The first cloud that appeared, faintly, on the horizon, was a closer look at the timeline my children would memorize. It flatly contradicted the Bible’s history and timeline. At first I was deeply troubled, but I had committed to teach this in our local co-op; and I was assured that I was free to modify the timeline as I wished for my own children at home, given permission to share the problems I saw with the other parents in my class, and encouraged to point out the problematic parts to the higher-ups in the program, so my husband and I decided to stay the course.
As the year was beginning, however, I realized that this curriculum―which was filled with scriptures at every parent meeting I’d been to―did not have any scriptures for the children to study and learn (in English, that is; to be fair, in one year of the curriculum the children learn seven verses in Latin).
A Christian Classical curriculum, with a supposed emphasis on Christian worldview―and there was not a single scripture in the entire curriculum. What, exactly, is the Christian Worldview, if not the Bible?
The next thing that concerned me was that the very young children were to memorize their multiples of 2, 3, 4, 5, all the way to multiples of 15, before they were old enough to understand what they were memorizing. Along with that, there was no poetry or literature, but rather lists of prepositions, helping verbs, and the like for the children to memorize. In a Classical education, the children should memorize beautiful quotations, poetry, and especially scripture. When they are old enough to study formal grammar, they will understand what prepositions are, because they know our language well. Likewise for math, of course, in the study of which problems quickly multiply (wink, wink) when children are taught to perform tasks by rote that they do not understand.
As time went on, I further realized that our expensive curriculum taught history in values-neutral terms, just like the progressive education programs do. The Bible, of course, teaches in no uncertain terms that we must view history in terms of Right and Wrong: Someone either did good in God’s sight, or he did evil in God’s sight. Children, by their nature, will categorize the people and events they’re learning about as Right or Wrong. When we teach them a summary statement like, “The Aztecs built a great civilization,” the children’s assumption, because that sounds like a good thing, is that these were Good people. The truth that many children never learn is that the Aztecs were bloodthirsty pagans, who committed atrocities, as a matter of daily life, to make your hair stand on end. The way God sums up people like that, when He’s writing the history, is with pithy statements like, “They were exceedingly wicked and did great abominations in the sight of the Lord, therefore He slew them.”

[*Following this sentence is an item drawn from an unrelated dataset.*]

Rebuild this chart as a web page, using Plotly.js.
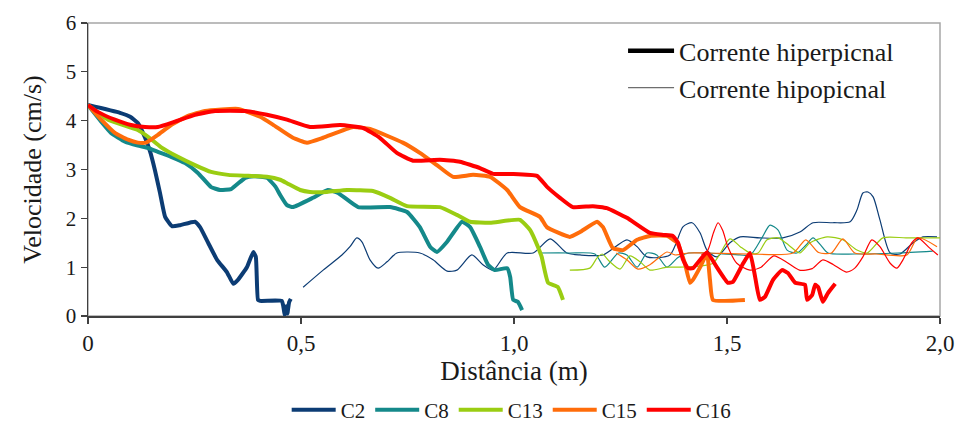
<!DOCTYPE html>
<html>
<head>
<meta charset="utf-8">
<script src="https://cdn.plot.ly/plotly-3.0.1.min.js"></script>
<style>
  html, body { margin: 0; padding: 0; background: #fff; }
  #chart { width: 960px; height: 425px; }
</style>
</head>
<body>
<div id="chart"></div>
<script>
// ---- Data ----
const seriesNames = ["C2", "C8", "C13", "C15", "C16"];
const xTickVals = [0, 0.5, 1.0, 1.5, 2.0];
const xTickText = ["0", "0,5", "1,0", "1,5", "2,0"];
const yTickVals = [0, 1, 2, 3, 4, 5, 6];

// Corrente hiperpicnal (thick lines)
const c2HiperX = [0, 0.075, 0.099, 0.117, 0.134, 0.146, 0.157, 0.169, 0.181, 0.197, 0.216, 0.251, 0.263, 0.282, 0.303, 0.326, 0.341, 0.352, 0.373, 0.388, 0.394, 0.399, 0.404, 0.455, 0.458, 0.462, 0.465, 0.468, 0.472, 0.476];
const c2HiperY = [4.32, 4.16, 4.08, 3.95, 3.65, 3.36, 2.99, 2.52, 2.03, 1.84, 1.86, 1.93, 1.82, 1.50, 1.15, 0.90, 0.66, 0.74, 1.00, 1.31, 1.21, 0.33, 0.31, 0.31, 0.22, 0.02, 0.20, 0.05, 0.28, 0.35];

const c8HiperX = [0, 0.031, 0.054, 0.087, 0.117, 0.141, 0.164, 0.195, 0.228, 0.258, 0.289, 0.310, 0.336, 0.369, 0.390, 0.420, 0.440, 0.451, 0.467, 0.481, 0.528, 0.563, 0.587, 0.634, 0.709, 0.749, 0.779, 0.803, 0.819, 0.843, 0.878, 0.897, 0.920, 0.939, 0.955, 0.984, 0.991, 0.998, 1.009, 1.019];
const c8HiperY = [4.32, 3.98, 3.75, 3.57, 3.49, 3.44, 3.36, 3.26, 3.13, 2.93, 2.64, 2.58, 2.60, 2.83, 2.86, 2.83, 2.65, 2.48, 2.27, 2.23, 2.42, 2.58, 2.52, 2.23, 2.23, 2.13, 1.82, 1.42, 1.31, 1.52, 1.93, 1.82, 1.42, 1.05, 0.94, 0.98, 0.80, 0.33, 0.29, 0.12];

const c13HiperX = [0, 0.047, 0.117, 0.141, 0.171, 0.211, 0.251, 0.289, 0.329, 0.376, 0.420, 0.451, 0.467, 0.498, 0.521, 0.561, 0.608, 0.669, 0.709, 0.749, 0.826, 0.866, 0.897, 0.944, 1.014, 1.038, 1.056, 1.065, 1.080, 1.103, 1.115];
const c13HiperY = [4.32, 4.02, 3.81, 3.67, 3.46, 3.26, 3.09, 2.95, 2.89, 2.87, 2.85, 2.79, 2.72, 2.58, 2.54, 2.54, 2.58, 2.56, 2.42, 2.25, 2.23, 2.07, 1.93, 1.91, 1.97, 1.76, 1.42, 1.21, 0.68, 0.59, 0.33];

const c15HiperX = [0, 0.031, 0.063, 0.094, 0.117, 0.136, 0.164, 0.195, 0.235, 0.275, 0.352, 0.404, 0.434, 0.481, 0.514, 0.552, 0.622, 0.662, 0.739, 0.779, 0.819, 0.857, 0.904, 0.944, 0.984, 1.014, 1.061, 1.077, 1.131, 1.155, 1.195, 1.209, 1.232, 1.256, 1.289, 1.319, 1.359, 1.383, 1.401, 1.413, 1.420, 1.437, 1.453, 1.460, 1.467, 1.542];
const c15HiperY = [4.32, 4.02, 3.75, 3.61, 3.55, 3.55, 3.71, 3.91, 4.10, 4.20, 4.24, 4.08, 3.92, 3.65, 3.55, 3.65, 3.87, 3.83, 3.55, 3.34, 3.09, 2.85, 2.89, 2.85, 2.58, 2.23, 2.03, 1.82, 1.62, 1.72, 1.93, 1.82, 1.39, 1.35, 1.56, 1.64, 1.64, 1.50, 1.08, 0.68, 0.74, 1.00, 1.28, 0.74, 0.33, 0.33];

const c16HiperX = [0, 0.023, 0.063, 0.101, 0.134, 0.164, 0.204, 0.251, 0.298, 0.369, 0.420, 0.467, 0.521, 0.592, 0.646, 0.685, 0.725, 0.763, 0.826, 0.873, 0.920, 0.951, 0.998, 1.054, 1.077, 1.108, 1.138, 1.185, 1.218, 1.265, 1.319, 1.350, 1.373, 1.385, 1.397, 1.408, 1.420, 1.453, 1.476, 1.502, 1.514, 1.538, 1.554, 1.566, 1.577, 1.589, 1.608, 1.629, 1.643, 1.660, 1.683, 1.688, 1.700, 1.707, 1.714, 1.725, 1.737, 1.754];
const c16HiperY = [4.32, 4.18, 4.02, 3.91, 3.87, 3.87, 3.98, 4.12, 4.20, 4.20, 4.12, 4.02, 3.87, 3.91, 3.85, 3.65, 3.34, 3.18, 3.20, 3.16, 3.03, 2.91, 2.91, 2.87, 2.65, 2.42, 2.23, 2.25, 2.21, 2.01, 1.70, 1.66, 1.64, 1.50, 1.15, 0.98, 0.98, 1.30, 1.00, 0.68, 0.70, 1.08, 1.29, 0.80, 0.33, 0.39, 0.74, 0.94, 0.88, 0.68, 0.64, 0.33, 0.43, 0.64, 0.59, 0.29, 0.47, 0.66];

// Corrente hipopicnal (thin lines)
const c2HipoX = [0.505, 0.552, 0.596, 0.615, 0.631, 0.643, 0.662, 0.681, 0.702, 0.725, 0.779, 0.810, 0.843, 0.866, 0.901, 0.927, 0.951, 0.984, 1.045, 1.085, 1.124, 1.155, 1.209, 1.265, 1.289, 1.312, 1.366, 1.397, 1.418, 1.437, 1.453, 1.476, 1.507, 1.531, 1.577, 1.631, 1.671, 1.702, 1.749, 1.789, 1.805, 1.819, 1.831, 1.843, 1.859, 1.883, 1.906, 1.937, 1.960, 1.993];
const c2HipoY = [0.59, 0.94, 1.25, 1.42, 1.60, 1.52, 1.15, 0.98, 1.11, 1.29, 1.29, 1.15, 0.92, 0.94, 1.25, 1.05, 0.94, 1.29, 1.29, 1.58, 1.29, 1.25, 1.25, 1.56, 1.42, 1.21, 1.25, 1.83, 1.91, 1.70, 1.35, 1.21, 1.50, 1.62, 1.60, 1.60, 1.72, 1.91, 1.91, 1.93, 2.17, 2.52, 2.54, 2.44, 1.97, 1.29, 1.27, 1.50, 1.62, 1.62];

const c8HipoX = [1.06, 1.13, 1.19, 1.213, 1.245, 1.265, 1.289, 1.312, 1.335, 1.359, 1.385, 1.41, 1.53, 1.555, 1.582, 1.601, 1.620, 1.641, 1.664, 1.685, 1.702, 1.72, 1.737, 1.80, 1.90, 1.983];
const c8HipoY = [1.29, 1.29, 1.27, 1.00, 1.29, 1.25, 1.00, 1.29, 1.25, 1.00, 1.20, 1.29, 1.25, 1.25, 1.60, 1.86, 1.76, 1.35, 1.29, 1.45, 1.60, 1.45, 1.29, 1.27, 1.29, 1.33];

const c13HipoX = [1.131, 1.178, 1.195, 1.207, 1.225, 1.249, 1.272, 1.296, 1.319, 1.359, 1.39, 1.467, 1.507, 1.531, 1.554, 1.573, 1.594, 1.620, 1.645, 1.671, 1.695, 1.735, 1.772, 1.805, 1.829, 1.866, 1.92, 2.0];
const c13HipoY = [0.94, 0.98, 1.19, 1.27, 1.11, 0.96, 1.23, 1.11, 0.94, 1.00, 1.00, 1.08, 1.58, 1.42, 1.29, 1.29, 1.56, 1.60, 1.45, 1.29, 1.50, 1.62, 1.56, 1.35, 1.29, 1.60, 1.60, 1.60];

const c15HipoX = [1.24, 1.265, 1.291, 1.319, 1.359, 1.378, 1.41, 1.45, 1.55, 1.655, 1.685, 1.715, 1.745, 1.772, 1.80, 1.85, 1.922, 1.948, 1.993];
const c15HipoY = [1.29, 1.15, 0.96, 1.05, 1.31, 1.25, 1.29, 1.29, 1.27, 1.29, 1.56, 1.30, 1.29, 1.58, 1.29, 1.27, 1.25, 1.60, 1.42];

const c16HipoX = [1.44, 1.455, 1.468, 1.479, 1.49, 1.502, 1.523, 1.554, 1.58, 1.61, 1.64, 1.67, 1.70, 1.725, 1.75, 1.78, 1.80, 1.819, 1.840, 1.859, 1.883, 1.899, 1.913, 1.934, 1.948, 1.976, 1.995];
const c16HipoY = [1.25, 1.35, 1.70, 1.91, 1.75, 1.42, 1.08, 0.94, 1.00, 1.23, 1.10, 0.94, 0.97, 1.15, 1.05, 0.90, 0.98, 1.21, 1.56, 1.42, 1.08, 0.98, 1.15, 1.50, 1.60, 1.39, 1.25];

const seriesColors = ["#0c3c74", "#14898a", "#9acd12", "#ff6c0a", "#ff0000"];

// ---- Build traces ----
const hiperX = [c2HiperX, c8HiperX, c13HiperX, c15HiperX, c16HiperX];
const hiperY = [c2HiperY, c8HiperY, c13HiperY, c15HiperY, c16HiperY];
const hipoX = [c2HipoX, c8HipoX, c13HipoX, c15HipoX, c16HipoX];
const hipoY = [c2HipoY, c8HipoY, c13HipoY, c15HipoY, c16HipoY];

const traces = [];
for (let i = 0; i < seriesNames.length; i++) {
  traces.push({
    x: hipoX[i], y: hipoY[i], type: "scatter", mode: "lines",
    line: {color: seriesColors[i], width: 1.2, shape: "spline", smoothing: 0.7},
    showlegend: false, hoverinfo: "skip"
  });
}
for (let i = 0; i < seriesNames.length; i++) {
  traces.push({
    x: hiperX[i], y: hiperY[i], type: "scatter", mode: "lines",
    name: seriesNames[i],
    line: {color: seriesColors[i], width: 4, shape: "spline", smoothing: 0.4},
    legend: "legend"
  });
}
// Style legend (thick = hiperpicnal, thin = hipopicnal)
traces.push({x: [null], y: [null], type: "scatter", mode: "lines", name: "Corrente hiperpicnal",
  line: {color: "#000000", width: 4.5}, legend: "legend2", showlegend: true});
traces.push({x: [null], y: [null], type: "scatter", mode: "lines", name: "Corrente hipopicnal",
  line: {color: "#6e6e6e", width: 1.2}, legend: "legend2", showlegend: true});

const fontFam = "Liberation Serif, Times New Roman, serif";

const layout = {
  width: 960, height: 425,
  margin: {l: 88, r: 20, t: 23, b: 109, autoexpand: false},
  paper_bgcolor: "#ffffff", plot_bgcolor: "#ffffff",
  font: {family: fontFam, color: "#1a1a1a", size: 20},
  xaxis: {
    range: [0, 2.0], tickvals: xTickVals, ticktext: xTickText,
    showgrid: false, zeroline: false,
    showline: true, linecolor: "#404040", linewidth: 1.5,
    ticks: "outside", ticklen: 6, tickcolor: "#404040", tickwidth: 1.2,
    tickfont: {size: 23, family: fontFam},
    title: {text: "Distância (m)", font: {size: 27, family: fontFam}, standoff: 6}
  },
  yaxis: {
    range: [0, 6], tickvals: yTickVals,
    showgrid: false, zeroline: false,
    showline: true, linecolor: "#404040", linewidth: 1.5,
    ticks: "outside", ticklen: 6, tickcolor: "#404040", tickwidth: 1.2,
    tickfont: {size: 21, family: fontFam},
    title: {text: "Velocidade (cm/s)", font: {size: 26, family: fontFam}, standoff: 16}
  },
  shapes: [{
    type: "rect", xref: "paper", yref: "paper", x0: 0, x1: 1, y0: 0, y1: 1,
    line: {color: "#a6a6a6", width: 1.5}, layer: "below"
  }],
  legend: {
    orientation: "h", xref: "container", yref: "container",
    x: 0.533, xanchor: "center", y: 0.035, yanchor: "middle",
    font: {size: 21, family: fontFam}, bgcolor: "rgba(0,0,0,0)",
    itemwidth: 44, traceorder: "normal"
  },
  legend2: {
    x: 0.628, xanchor: "left", y: 0.985, yanchor: "top",
    font: {size: 26, family: fontFam}, bgcolor: "rgba(0,0,0,0)",
    itemwidth: 46, tracegroupgap: 0
  },
  showlegend: true
};

Plotly.newPlot("chart", traces, layout, {displayModeBar: false, staticPlot: true});
</script>
</body>
</html>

I came to realize that this curriculum may have been written by a Christian, but it was not a Christian curriculum. Moreover, it may have been using a Classical approach―emphasizing memorization during the early years, for example, but it was not Classical in the subject matter. It was taking some of the ideas of a Classical education, and using them to “improve” a typical modern educational program, but the foundation was definitely a typical, secular, modern education.
Wow, this was such an odyssey for me, when it was going on. Reading this again, with the benefit on hindsight, it all makes so much sense now; but when I was living through it, there was so much prayer, so many late night conversations with my husband, so much study about what classical education actually consisted of back in the day… What a journey. Praise God for His wonderful works, even in trials!
What’s something God has shown you, through your homeschool journey?
Thanks for dropping by; please keep us in prayer!